Bog Est


“They don’t want us here!” I told my husband, Jeff. “They think we’re Moonies.”

It was July 1992, and we had just distributed copies of the Russian New Testament in the Red Square, along with Josh McDowell’s book More Than a Carpenter. With the retreat of communism, the Soviet Union had disintegrated, and along with it, the Iron Curtain. Jeff and I were among thousands of Christians pouring across formerly closed borders to reach the people of Russia and her former satellite nations with the gospel.

Unfortunately, evangelicals weren’t the only group trying out this newly opened door. Seemingly every cult on earth had descended on Eastern Europe to preach its peculiar brand of religion. With little spiritual training, the Russian people were finding it difficult to discern the truth. An army officer leaving the Kremlin took the book I handed him but said, “I don’t like what you’re doing.” Another man approached a colleague and threw her Bibles on the ground. I returned to our hotel room in defeat.
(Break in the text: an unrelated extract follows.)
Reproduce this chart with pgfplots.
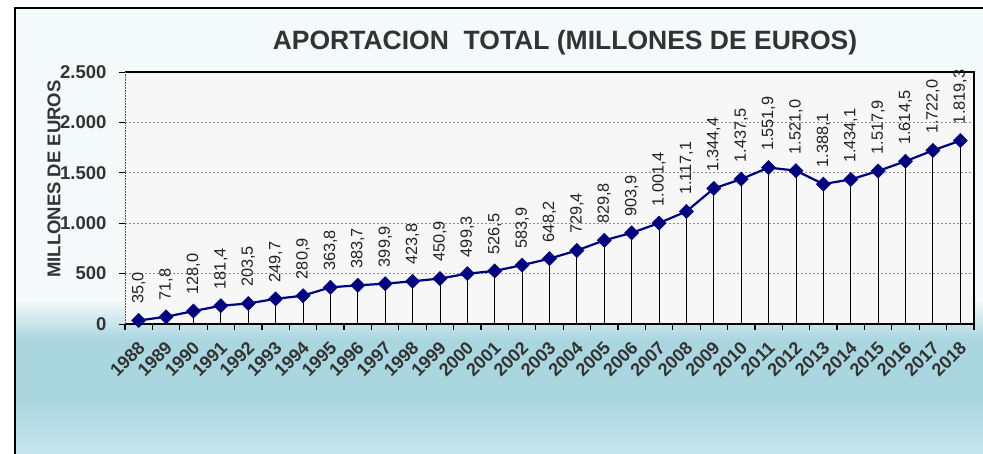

As we went to join the rest of our group for dinner, we found a young Russian sitting near the elevators. He was holding one of the Christian books we had been distributing and had obviously been crying. “I read this book, and I am going to hell,” he said. After inquiring where the American Christians were staying, he had sat in the lobby for an hour, eager to find the people who gave him the literature so they could pray with him.

I too had to repent—of a prideful spirit that had robbed me of the joy of spreading the good news to a land that had tried for decades to separate its people from the love of God. “As the rain and the snow come down from heaven, and do not return to it without watering the earth and making it bud and flourish, . . . so is my word that comes out from my mouth: It will not return to me empty, but will accomplish what I desire and achieve the purpose for which I sent it” (Isa. 55:10–11).

A coworker at Alliance Life had been behind the Iron Curtain years earlier to distribute Bibles to Christians in the underground network of churches. She brought back several pieces of communist propaganda, including a small poster of a cosmonaut floating in space. “Nyet Bog,” he declares—“No God.”

On my last trip to Russia, I again stood outside the Kremlin walls. The Alliance missionary I was with pointed to a stark white billboard printed with just two words. “Bog Est!” it proclaimed—“God IS!”